When Hurricane Katrina hit, Mississippi-based Hope Haven found its entire complex submerged in 6 feet of water, leaving its buildings either water damaged or destroyed. Director Terry Latham says that while the organization, a 10-year-old shelter for abused and neglected children located about a mile-and-a-half from the Gulf of Mexico, had the money to fix the buildings, it also had 12 to 15 children to care for and no furniture.
“We were sitting there saying we have nowhere to turn to for help,” Latham says. “Then we got a call from America Responds With Love on my cell phone.”
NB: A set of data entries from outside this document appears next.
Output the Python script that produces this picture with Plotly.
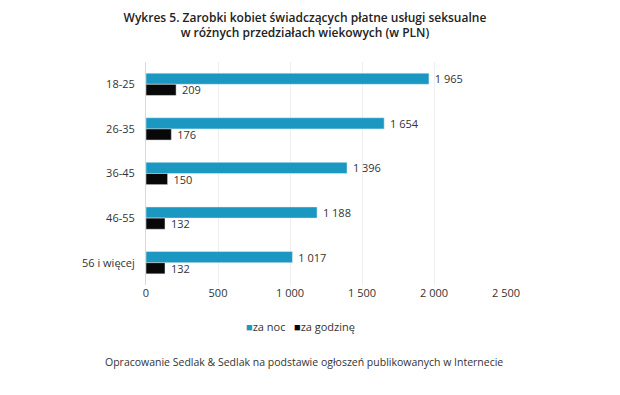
import plotly.graph_objects as go

categories = ["18-25", "26-35", "36-45", "46-55", "56 i więcej"]
za_noc = [1965, 1654, 1396, 1188, 1017]
za_godzine = [209, 176, 150, 132, 132]
x_ticks = [0, 500, 1000, 1500, 2000, 2500]
x_tick_labels = ["0", "500", "1 000", "1 500", "2 000", "2 500"]
series_names = ["za noc", "za godzinę"]
series_colors = ["#1B98C2", "#080808"]

def fmt(v):
    return f"{v:,}".replace(",", " ")

FONT = "Open Sans"
fig = go.Figure()
for name, vals, col in zip(series_names, [za_noc, za_godzine], series_colors):
    fig.add_trace(go.Bar(
        y=categories, x=vals, name=name, orientation="h",
        marker_color=col, text=[fmt(v) for v in vals],
        texttemplate=" %{text}",
        textposition="outside", constraintext="none",
        textfont=dict(size=11, color="#333333", family=FONT),
        cliponaxis=False, showlegend=False,
    ))

legend_text = "   ".join(
    f"<span style='color:{c}'>■</span>{n}" for n, c in zip(series_names, series_colors)
)

fig.update_layout(
    width=620, height=395,
    paper_bgcolor="white", plot_bgcolor="white",
    margin=dict(l=138, r=122, t=54, b=118, autoexpand=False),
    barmode="group", bargap=0.5, bargroupgap=0.0,
    font=dict(family=FONT, size=11, color="#333333"),
    title=dict(
        text="Wykres 5. Zarobki kobiet świadczących płatne usługi seksualne<br>w różnych przedziałach wiekowych (w PLN)",
        x=0.479, xanchor="center", y=0.965, yanchor="top",
        font=dict(family=FONT, size=12, color="#222222", weight=600),
    ),
    xaxis=dict(
        range=[0, 2500], tickvals=x_ticks, ticktext=x_tick_labels,
        showgrid=True, gridcolor="#eeeeee", zeroline=False,
        showline=False, ticks="", tickfont=dict(size=11, color="#333333"),
        automargin=False,
    ),
    yaxis=dict(
        autorange="reversed", showline=True, linecolor="#d9d9d9",
        ticks="", ticklabelstandoff=8, tickfont=dict(size=11, color="#333333"),
        automargin=False,
    ),
    annotations=[
        dict(
            text=legend_text, xref="paper", yref="paper", x=0.43, xanchor="center",
            y=-0.188, yanchor="middle", showarrow=False,
            font=dict(family=FONT, size=11, color="#333333"),
        ),
        dict(
            text="Opracowanie Sedlak &amp; Sedlak na podstawie ogłoszeń publikowanych w Internecie",
            xref="paper", yref="paper", x=0.44, xanchor="center",
            y=-0.345, yanchor="middle", showarrow=False,
            font=dict(family=FONT, size=10.5, color="#333333"),
        ),
    ],
)

fig.write_html("out.html")
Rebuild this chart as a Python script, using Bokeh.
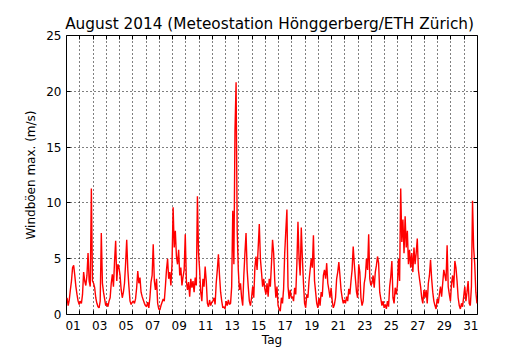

The voice on the other end was that of Richard McDonough, founder of America Responds With Love Inc., a nonprofit organization that’s been in existence since 1989, providing emergency housing to people in need through the Hotels/Motels In Partnership Program. McDonough told Latham his organization wanted to help Hope Haven and the other four shelters destroyed during the hurricane get the furniture and other supplies they needed. They would do it through RespondWithLove.org, a philanthropic Web site launched in early 2005. At the time, McDonough, frustrated by what he saw as systematic problems keeping people from getting the resources they needed after catastrophic events such as the Oklahoma City bombing in 1995 and terrorist attacks on Sept. 11, 2001, decided to create a way by which overlooked, often local, organizations that “don’t fit in a nice cubbyhole” can get the goods they need to carry out their missions.
Taking action
“We made the decision we were no longer going to wait. We would create the system — which is what the Web site is — where the agencies in the field who need the resources are able to get the resources they need,” McDonough says. “Not just what people think they need but what they truly need.